A study of wild mice has shown that they prefer to sleep and eat near to used nesting material and droppings left by other mice.
Choosing a safe place to sleep and taking the opportunity to eat outweighs an increased risk of disease from other animals' dirt, the findings suggest. The study is significant because it could help improve scientists' understanding of how disease spreads among wild animals.
Scientists say the wild mice's behaviour contrasts with that of clean-living domesticated animals, which tend to develop an aversion to dirt. Pets and domestic animals have plentiful food and are less at risk of being targeted by predators, and so they can be choosy about where they eat and sleep, researchers say.

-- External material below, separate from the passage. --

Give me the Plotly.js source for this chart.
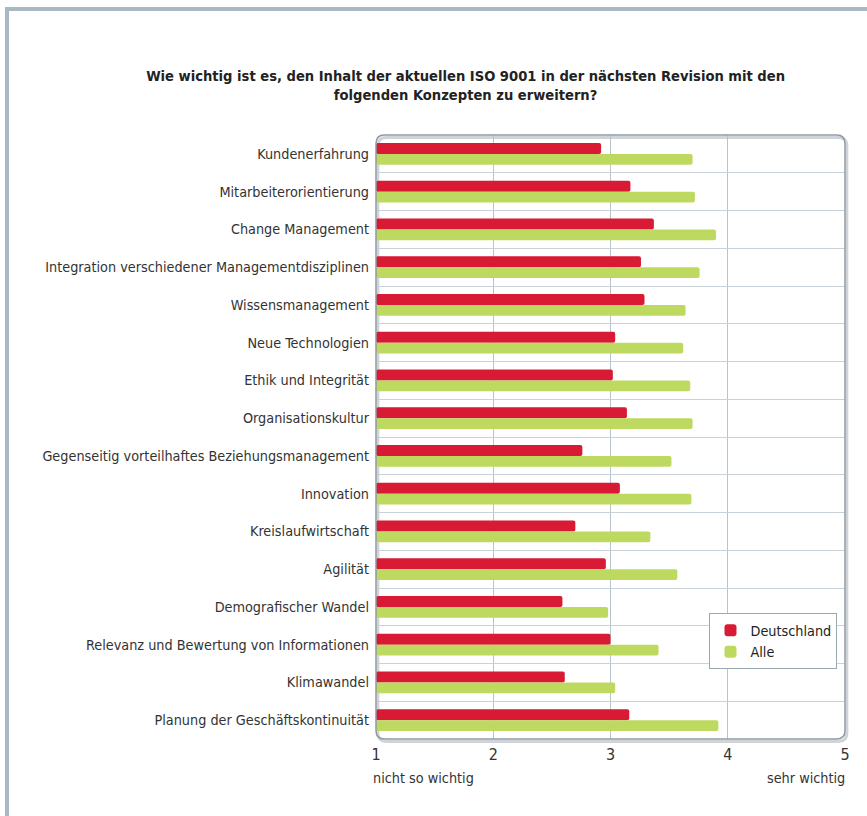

Scientists from the Universities of Edinburgh and California Santa Cruz studied two types of wild mice in Virginia. Animals were collected from woodland and placed in a box for a few hours, with the option of being close to mouse droppings or not. A similar experiment was conducted with new and soiled nesting material.
They found that the animals preferred being near droppings and second-hand nest material, regardless of whether there was an increased risk of contracting parasites in either case.
Dr Patrick Walsh of the University of Edinburgh's School of Biological Sciences, who took part in the study, said: "Domesticated animals generally avoid faeces to reduce the chance of parasitic infection, but this study shows that wild animals are more concerned with the risk of starvation than with table manners, taking any opportunity to feed.
"They may even associate faeces with safety - a spot where a mouse has lived long enough to nest and poo is probably pretty safe - and that is worth the risk of disease. This helps us learn more about how diseases spread in the natural world."
The study, published in the journal Animal Behaviour, was supported by the Wellcome Trust.